**BRIEF**: Write out each line that follows exactly as it stands, without the pictures.

* * *

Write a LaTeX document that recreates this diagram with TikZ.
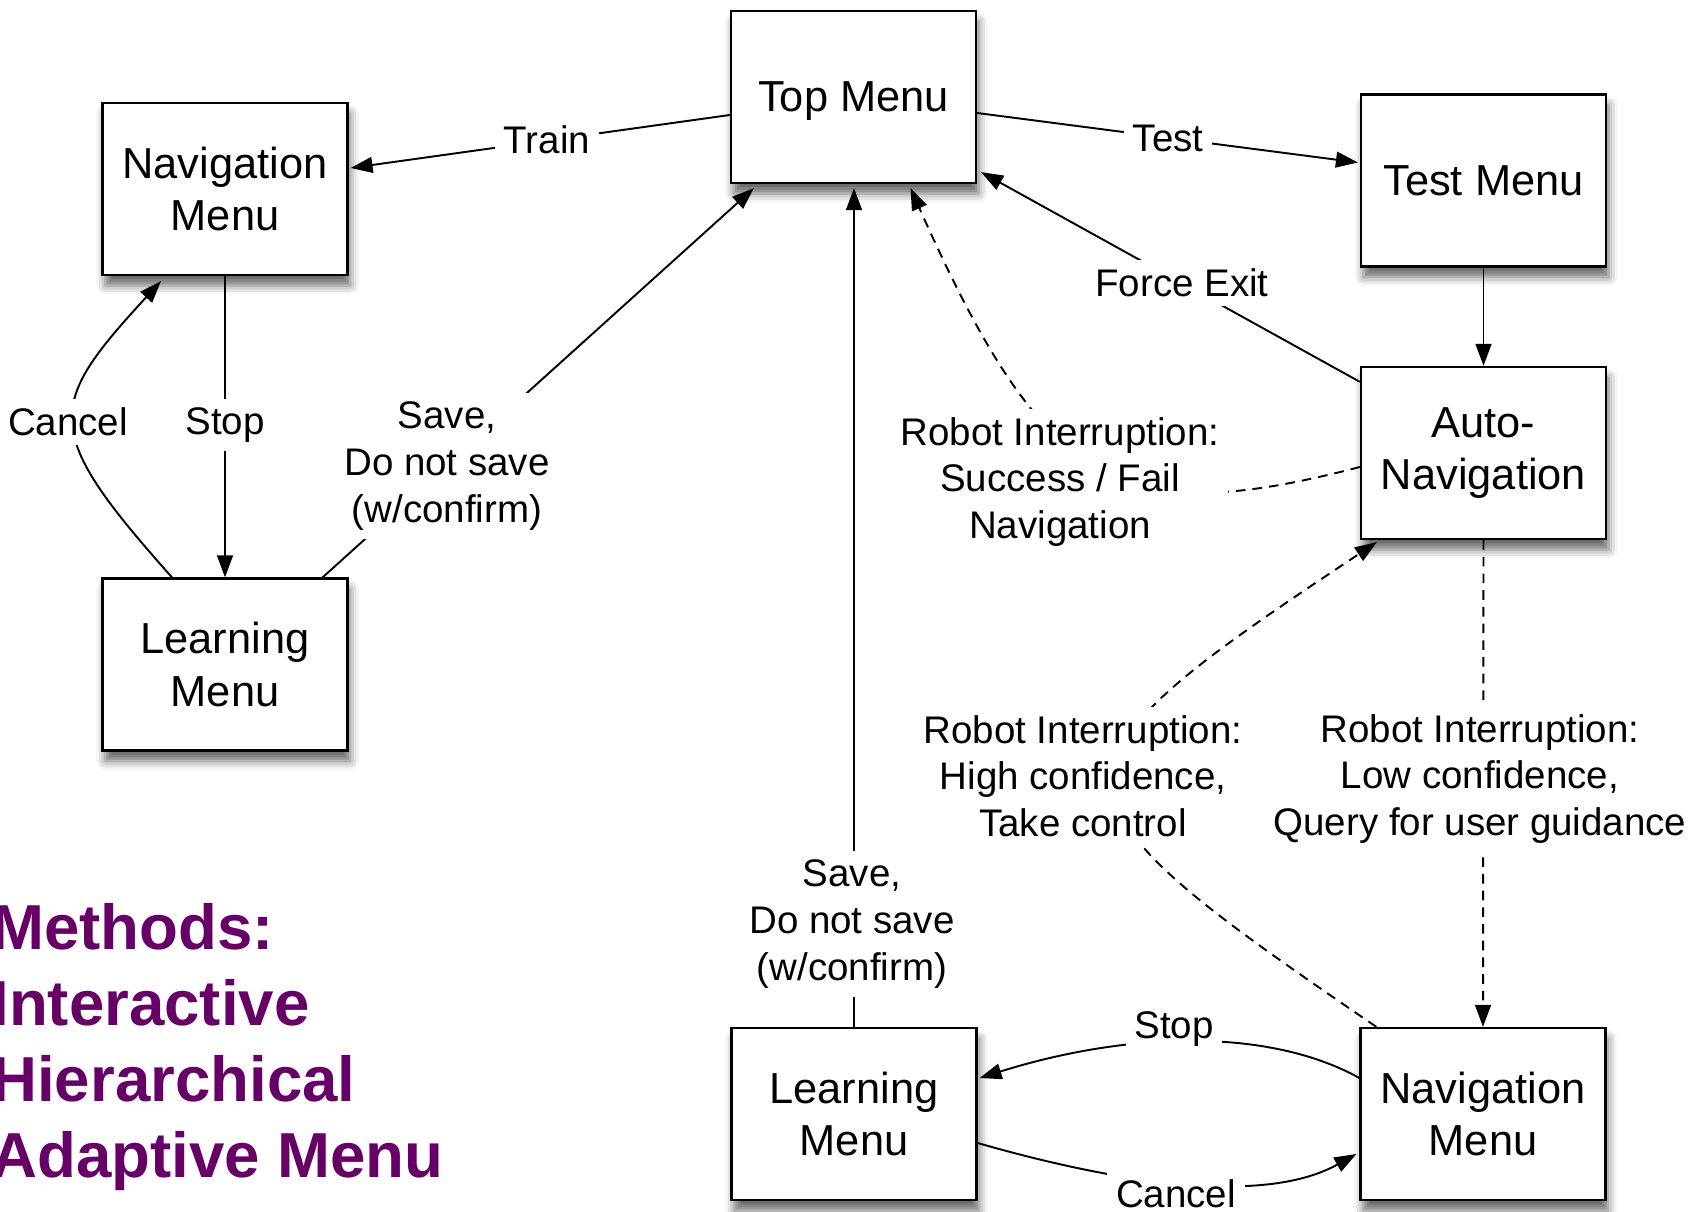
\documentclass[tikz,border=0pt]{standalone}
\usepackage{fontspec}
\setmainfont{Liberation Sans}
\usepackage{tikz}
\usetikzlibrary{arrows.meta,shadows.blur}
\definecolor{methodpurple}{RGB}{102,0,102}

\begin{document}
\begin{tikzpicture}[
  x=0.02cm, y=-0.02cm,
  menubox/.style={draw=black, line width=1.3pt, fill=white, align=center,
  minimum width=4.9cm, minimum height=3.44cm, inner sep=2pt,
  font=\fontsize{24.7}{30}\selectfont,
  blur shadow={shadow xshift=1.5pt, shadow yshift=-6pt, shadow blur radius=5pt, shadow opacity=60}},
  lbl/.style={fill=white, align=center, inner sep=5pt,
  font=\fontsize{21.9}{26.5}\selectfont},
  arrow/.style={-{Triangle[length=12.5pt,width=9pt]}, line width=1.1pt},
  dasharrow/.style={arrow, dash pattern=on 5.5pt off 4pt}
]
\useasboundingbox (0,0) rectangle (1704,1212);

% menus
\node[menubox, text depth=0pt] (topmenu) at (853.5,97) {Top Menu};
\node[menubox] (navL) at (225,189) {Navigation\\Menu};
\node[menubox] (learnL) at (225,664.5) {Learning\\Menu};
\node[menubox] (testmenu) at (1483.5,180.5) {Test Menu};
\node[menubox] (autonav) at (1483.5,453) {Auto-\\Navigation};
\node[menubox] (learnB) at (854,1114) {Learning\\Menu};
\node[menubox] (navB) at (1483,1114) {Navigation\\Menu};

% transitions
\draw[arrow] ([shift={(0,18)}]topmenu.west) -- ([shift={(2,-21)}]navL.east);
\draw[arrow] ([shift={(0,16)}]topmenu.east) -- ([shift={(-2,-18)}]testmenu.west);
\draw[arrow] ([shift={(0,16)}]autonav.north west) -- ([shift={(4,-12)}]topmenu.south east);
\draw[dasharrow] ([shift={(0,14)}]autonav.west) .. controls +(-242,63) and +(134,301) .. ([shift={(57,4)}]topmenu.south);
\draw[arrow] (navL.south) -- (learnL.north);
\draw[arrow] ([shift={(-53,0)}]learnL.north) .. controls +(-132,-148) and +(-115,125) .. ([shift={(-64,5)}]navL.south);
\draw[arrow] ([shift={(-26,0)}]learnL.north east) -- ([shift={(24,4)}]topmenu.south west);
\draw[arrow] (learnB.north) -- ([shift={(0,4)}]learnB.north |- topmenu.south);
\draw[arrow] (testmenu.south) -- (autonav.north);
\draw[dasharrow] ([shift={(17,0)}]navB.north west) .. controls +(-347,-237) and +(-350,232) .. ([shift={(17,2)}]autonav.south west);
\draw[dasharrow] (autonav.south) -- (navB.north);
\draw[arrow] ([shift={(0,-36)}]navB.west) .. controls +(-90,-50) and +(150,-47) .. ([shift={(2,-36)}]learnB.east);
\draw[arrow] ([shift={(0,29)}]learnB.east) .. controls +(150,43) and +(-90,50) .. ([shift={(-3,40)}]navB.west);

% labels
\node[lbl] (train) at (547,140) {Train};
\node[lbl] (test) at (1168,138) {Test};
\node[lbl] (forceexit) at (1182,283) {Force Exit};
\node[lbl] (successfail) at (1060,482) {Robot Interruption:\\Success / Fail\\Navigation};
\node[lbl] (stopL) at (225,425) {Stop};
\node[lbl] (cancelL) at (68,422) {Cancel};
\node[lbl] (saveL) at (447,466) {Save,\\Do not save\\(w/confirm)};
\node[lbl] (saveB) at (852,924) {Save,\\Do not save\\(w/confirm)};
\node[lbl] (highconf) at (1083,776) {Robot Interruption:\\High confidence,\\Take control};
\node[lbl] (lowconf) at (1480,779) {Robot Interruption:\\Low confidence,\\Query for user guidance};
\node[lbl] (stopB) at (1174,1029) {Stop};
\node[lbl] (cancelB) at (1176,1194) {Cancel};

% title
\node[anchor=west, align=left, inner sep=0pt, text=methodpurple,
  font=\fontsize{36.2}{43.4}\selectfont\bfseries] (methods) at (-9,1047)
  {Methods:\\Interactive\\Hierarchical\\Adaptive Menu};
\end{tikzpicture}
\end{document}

* * *

**CORRECT RESULT**:
Write a LaTeX document that recreates this diagram with TikZ.
\documentclass[tikz,border=0pt]{standalone}
\usepackage{fontspec}
\setmainfont{Liberation Sans}
\usepackage{tikz}
\usetikzlibrary{arrows.meta,shadows.blur}
\definecolor{methodpurple}{RGB}{102,0,102}

\begin{document}
\begin{tikzpicture}[
  x=0.02cm, y=-0.02cm,
  menubox/.style={draw=black, line width=1.3pt, fill=white, align=center,
  minimum width=4.9cm, minimum height=3.44cm, inner sep=2pt,
  font=\fontsize{24.7}{30}\selectfont,
  blur shadow={shadow xshift=1.5pt, shadow yshift=-6pt, shadow blur radius=5pt, shadow opacity=60}},
  lbl/.style={fill=white, align=center, inner sep=5pt,
  font=\fontsize{21.9}{26.5}\selectfont},
  arrow/.style={-{Triangle[length=12.5pt,width=9pt]}, line width=1.1pt},
  dasharrow/.style={arrow, dash pattern=on 5.5pt off 4pt}
]
\useasboundingbox (0,0) rectangle (1704,1212);

% menus
\node[menubox, text depth=0pt] (topmenu) at (853.5,97) {Top Menu};
\node[menubox] (navL) at (225,189) {Navigation\\Menu};
\node[menubox] (learnL) at (225,664.5) {Learning\\Menu};
\node[menubox] (testmenu) at (1483.5,180.5) {Test Menu};
\node[menubox] (autonav) at (1483.5,453) {Auto-\\Navigation};
\node[menubox] (learnB) at (854,1114) {Learning\\Menu};
\node[menubox] (navB) at (1483,1114) {Navigation\\Menu};

% transitions
\draw[arrow] ([shift={(0,18)}]topmenu.west) -- ([shift={(2,-21)}]navL.east);
\draw[arrow] ([shift={(0,16)}]topmenu.east) -- ([shift={(-2,-18)}]testmenu.west);
\draw[arrow] ([shift={(0,16)}]autonav.north west) -- ([shift={(4,-12)}]topmenu.south east);
\draw[dasharrow] ([shift={(0,14)}]autonav.west) .. controls +(-242,63) and +(134,301) .. ([shift={(57,4)}]topmenu.south);
\draw[arrow] (navL.south) -- (learnL.north);
\draw[arrow] ([shift={(-53,0)}]learnL.north) .. controls +(-132,-148) and +(-115,125) .. ([shift={(-64,5)}]navL.south);
\draw[arrow] ([shift={(-26,0)}]learnL.north east) -- ([shift={(24,4)}]topmenu.south west);
\draw[arrow] (learnB.north) -- ([shift={(0,4)}]learnB.north |- topmenu.south);
\draw[arrow] (testmenu.south) -- (autonav.north);
\draw[dasharrow] ([shift={(17,0)}]navB.north west) .. controls +(-347,-237) and +(-350,232) .. ([shift={(17,2)}]autonav.south west);
\draw[dasharrow] (autonav.south) -- (navB.north);
\draw[arrow] ([shift={(0,-36)}]navB.west) .. controls +(-90,-50) and +(150,-47) .. ([shift={(2,-36)}]learnB.east);
\draw[arrow] ([shift={(0,29)}]learnB.east) .. controls +(150,43) and +(-90,50) .. ([shift={(-3,40)}]navB.west);

% labels
\node[lbl] (train) at (547,140) {Train};
\node[lbl] (test) at (1168,138) {Test};
\node[lbl] (forceexit) at (1182,283) {Force Exit};
\node[lbl] (successfail) at (1060,482) {Robot Interruption:\\Success / Fail\\Navigation};
\node[lbl] (stopL) at (225,425) {Stop};
\node[lbl] (cancelL) at (68,422) {Cancel};
\node[lbl] (saveL) at (447,466) {Save,\\Do not save\\(w/confirm)};
\node[lbl] (saveB) at (852,924) {Save,\\Do not save\\(w/confirm)};
\node[lbl] (highconf) at (1083,776) {Robot Interruption:\\High confidence,\\Take control};
\node[lbl] (lowconf) at (1480,779) {Robot Interruption:\\Low confidence,\\Query for user guidance};
\node[lbl] (stopB) at (1174,1029) {Stop};
\node[lbl] (cancelB) at (1176,1194) {Cancel};

% title
\node[anchor=west, align=left, inner sep=0pt, text=methodpurple,
  font=\fontsize{36.2}{43.4}\selectfont\bfseries] (methods) at (-9,1047)
  {Methods:\\Interactive\\Hierarchical\\Adaptive Menu};
\end{tikzpicture}
\end{document}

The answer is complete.